Virtual GPUs are most commonly used when building VDI (Virtual Desktop Infrastructure) in areas where virtual machines require 3D acceleration. For example, a virtual workplace for a designer or planner typically involves graphics processing. Most applications in these fields perform calculations on both the central processor and the GPU. This hybrid approach significantly increases productivity and ensures optimal use of available computing resources.

However, this technology has several drawbacks. It’s not supported by all GPUs and is only available in the server segment. Support also depends on the installed version of the operating system and the GPU driver. vGPU has a separate licensing mechanism, which substantially increases operations costs. Additionally, its software components can potentially serve as attack vectors.

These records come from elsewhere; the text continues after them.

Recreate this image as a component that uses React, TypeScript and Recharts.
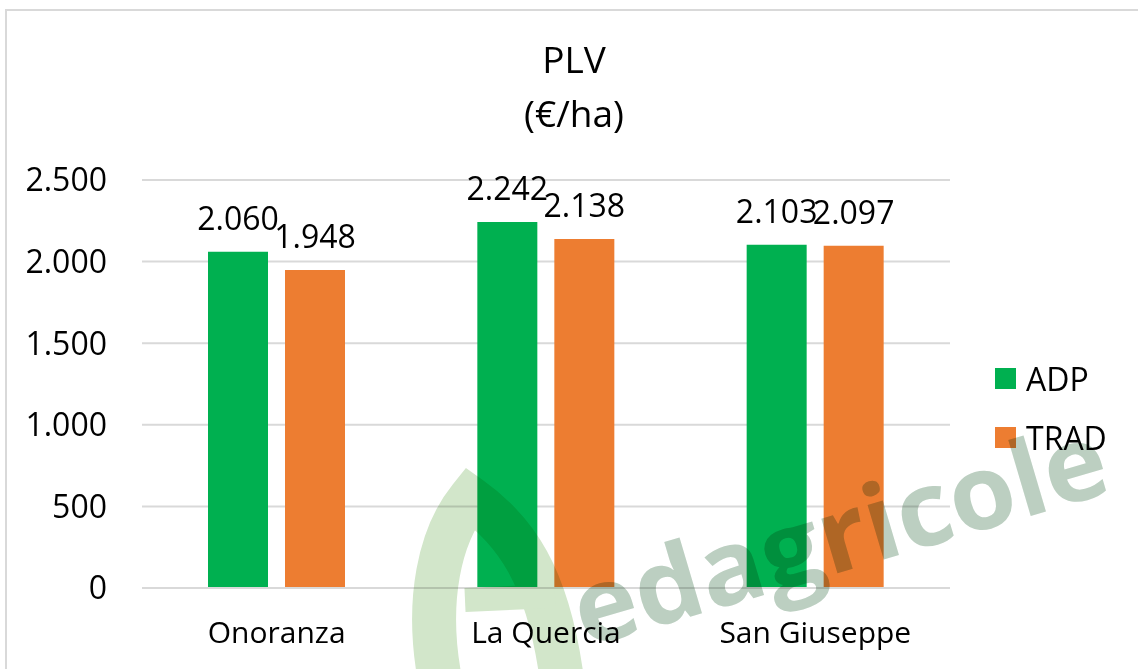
import React from 'react'
import { BarChart, Bar, XAxis, YAxis, CartesianGrid, LabelList } from 'recharts'

const aziende = ['Onoranza', 'La Quercia', 'San Giuseppe']
const adp = [2060, 2242, 2103]
const trad = [1948, 2138, 2097]
const yTicks = [0, 500, 1000, 1500, 2000, 2500]

const data = aziende.map((name, i) => ({ name, ADP: adp[i], TRAD: trad[i] }))

const GREEN = '#00B050'
const ORANGE = '#ED7D31'
const GRID = '#d9d9d9'
const FONT = '"Open Sans", sans-serif'

// thousands separator with a dot, also for 4-digit values
const fmt = (v: number) => String(v).replace(/\B(?=(\d{3})+(?!\d))/g, '.')

const series = [
  { key: 'ADP', color: GREEN },
  { key: 'TRAD', color: ORANGE },
]

function LegendBox() {
  return (
    <div style={{ position: 'absolute', left: 995, top: 349, fontFamily: FONT, fontSize: 32, color: '#000' }}>
      {series.map((s) => (
        <div key={s.key} style={{ display: 'flex', alignItems: 'center', height: 59 }}>
          <span style={{ width: 21, height: 21, background: s.color, marginRight: 10, display: 'inline-block' }} />
          <span>{s.key}</span>
        </div>
      ))}
    </div>
  )
}

export default function App() {
  return (
    <div style={{ position: 'fixed', left: 0, top: 0, width: 1138, height: 669, background: '#fff', overflow: 'hidden' }}>
      <div style={{ position: 'absolute', left: 5, top: 9, width: 1150, height: 680, border: `2px solid ${GRID}` }} />
      <div
        style={{
          position: 'absolute', left: 0, top: 32, width: 1148, textAlign: 'center',
          fontFamily: FONT, fontSize: 37, lineHeight: '54px', color: '#000',
        }}
      >
        <div>PLV</div>
        <div>(€/ha)</div>
      </div>
      <div style={{ position: 'absolute', left: 0, top: 0 }}>
        <BarChart
          width={1138}
          height={669}
          data={data}
          margin={{ top: 180, right: 188, bottom: 0, left: 0 }}
          barCategoryGap={66}
          barGap={17}
        >
          <CartesianGrid vertical={false} stroke={GRID} strokeWidth={2} />
          <XAxis
            dataKey="name"
            height={81}
            tickLine={false}
            axisLine={{ stroke: GRID, strokeWidth: 2 }}
            tickSize={0}
            tickMargin={34}
            tick={{ fill: '#000', fontSize: 30, fontFamily: FONT }}
          />
          <YAxis
            width={142}
            domain={[0, 2500]}
            ticks={yTicks}
            axisLine={false}
            tickLine={false}
            tickSize={0}
            tickMargin={35}
            tickFormatter={fmt}
            tick={{ fill: '#000', fontSize: 32, fontFamily: FONT }}
          />
          {series.map((s) => (
            <Bar key={s.key} dataKey={s.key} fill={s.color} isAnimationActive={false}>
              <LabelList dataKey={s.key} position="top" offset={22} formatter={(v: any) => fmt(Number(v))}
                style={{ fill: '#000', fontSize: 32, fontFamily: FONT }} />
            </Bar>
          ))}
        </BarChart>
      </div>
      <LegendBox />
      {/* publisher watermark */}
      <svg width={1138} height={669} style={{ position: 'absolute', left: 0, top: 0, pointerEvents: 'none' }}>
        <g style={{ mixBlendMode: 'multiply' }}>
          <path
            d="M 440 680 C 425 600, 440 535, 470 498 C 515 530, 548 575, 562 680"
            fill="none" stroke="#d2e6ca" strokeWidth={44}
          />
          <path d="M 465 600 L 555 596" stroke="#d2e6ca" strokeWidth={24} />
          <text
            x={585} y={648} transform="rotate(-16.5 585 648)"
            fontFamily={FONT} fontWeight={700} fontSize={104} fill="#bccfc1"
            textLength={552} lengthAdjust="spacingAndGlyphs"
          >
            edagricole
          </text>
        </g>
      </svg>
    </div>
  )
}
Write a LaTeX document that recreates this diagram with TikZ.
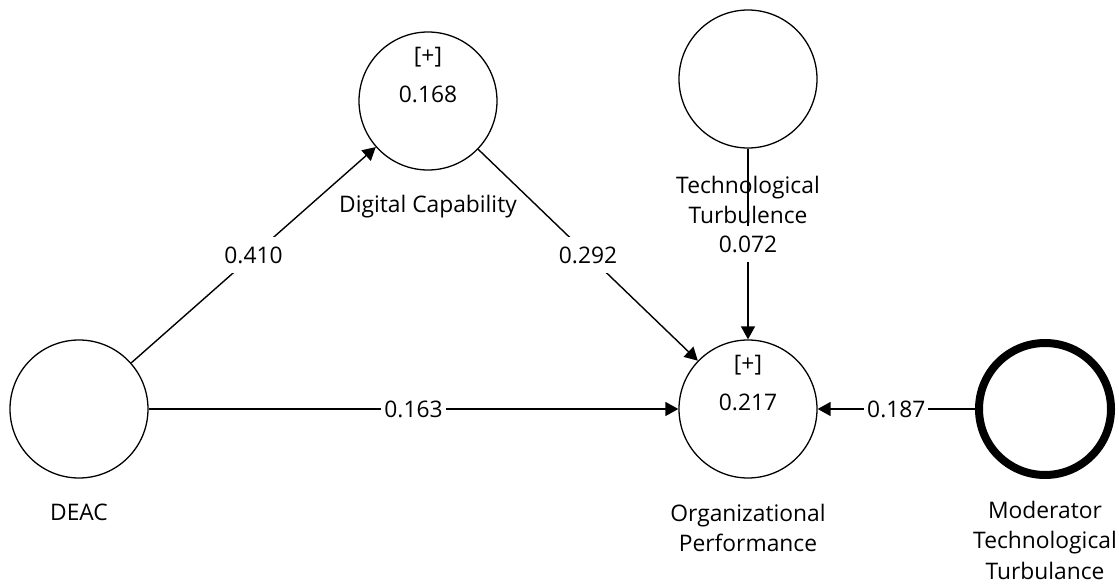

Recently, information was published about eight vulnerabilities affecting all users of NVIDIA® GPUs. Six vulnerabilities were identified in GPU drivers, and two were found in the vGPU software. These issues were quickly addressed, but it serves as a reminder that isolation mechanisms in such systems are not flawless. Constant monitoring and timely installation of updates remain the primary ways to ensure security.

When building infrastructure to process confidential and sensitive user data, any virtualization becomes a potential risk factor. In such cases, a bare-metal approach may offer better quality and security.

Conclusion

Building a computing infrastructure always requires risk assessment. Key questions to consider include: Is customer data securely protected? Do the chosen technologies create additional attack vectors? How can potential vulnerabilities be isolated and eliminated? Answering these questions helps make informed choices and safeguard against future problems.

At LeaderGPU, we’ve reached a clear conclusion: currently, bare-metal technology is superior in ensuring user data security while serving as an excellent foundation for building a bare-metal cloud. This approach allows our customers to maintain flexibility without taking on the added risks associated with GPU virtualization.